Seven years ago, Patrycia Rzechowka was diagnosed with multiple sclerosis. Every year since, she has taken part in the MS Bike Tour from Leduc to Camrose and is on track to raise a cumulative $100,000 by the end of 2019.

Rzechowka never meant to become a role model for the community.

“I just wanted to make a difference. I just wanted to fight for myself so I didn’t feel like I was giving up,” she says.

She used to think, “If my face is on TV one day, and someone just got diagnosed with MS disease, (they’ll know) they can reach out to me and know that they’re not alone.”

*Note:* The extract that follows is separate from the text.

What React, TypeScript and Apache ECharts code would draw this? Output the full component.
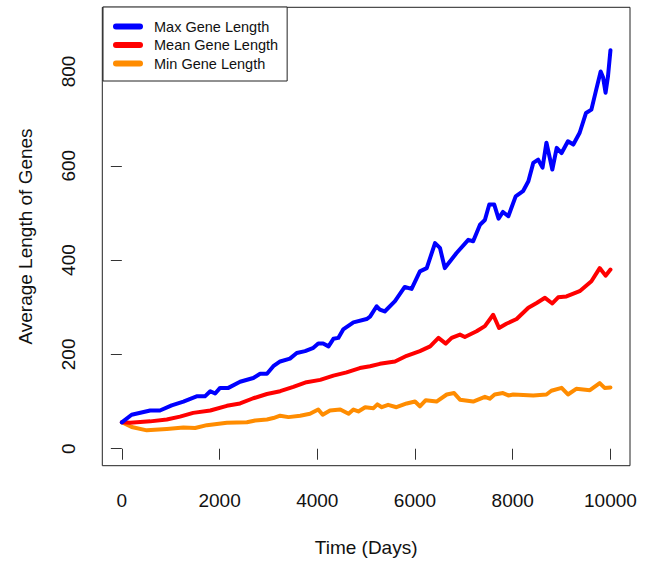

But a recent project hasn’t just landed her on TV: Rzechowka is headed to the big screen as the subject of a 22-minute documentary called MS’ed With The Wrong Girl.

The film follows Rzechowka as she completes the 2018 MS bike tour, offering insight to the mental endurance that pushes the young woman through long days of work, advocacy, and chronic fatigue or other MS symptoms.

“The story shifted from that being a super successful way to live your day, to what are the drawbacks that could happen from that? What is the balancing act you have to do? If you stay that busy, is there burnout?” explained Edmonton-based film director Kelly Wolfert.

“It’s a hero story—but what’s the cost to the hero?”

Rzechowka was diagnosed with multiple sclerosis in 2012 after she briefly lost vision in her left eye.

The film’s title borrows from a personal motto she had tattooed on her thigh shortly after: “You MS’ed with the wrong girl.”

“In the event if I do ever end up in a wheelchair,” Rzechowka told CTV News Edmonton, “on the tough days I’ll be able to look down and be like, no, I’ve still got this.”

The tough days weren’t hidden from the documentary cameras, however. Instead, the struggles Rzechowka normally hides from loved ones are central to the storyline.  

“I don’t want anything to come across as ‘woe is me’. But at the same time, I think people seeing the struggles is what is going to be the most meaningful,” Rzechowka said.

“(MS) is invisible otherwise.”

Wolfert observed, “She has a grace about her, but there’s the juxtaposition of being so feisty. And I think that that’s the part of her personality that she really dips into to be able to battle the symptoms that she has with MS.”

“For the most part, people don’t know the battle that goes on.”

MS’ed with the Wrong Girlwill premiere June 25 at The Rec Room at South Edmonton Common. Details and tickets can be found online. A portion of the event’s proceeds will be donated to the Multiple Sclerosis Society of Canada.

The film will later be available on StoryHive.com starting July 15.

Multiple sclerosis has been called Canada’s disease, as Canada has one of the highest rates of diagnosis in the world. An estimated one in 385 Canadians lives with the auto-immune disease.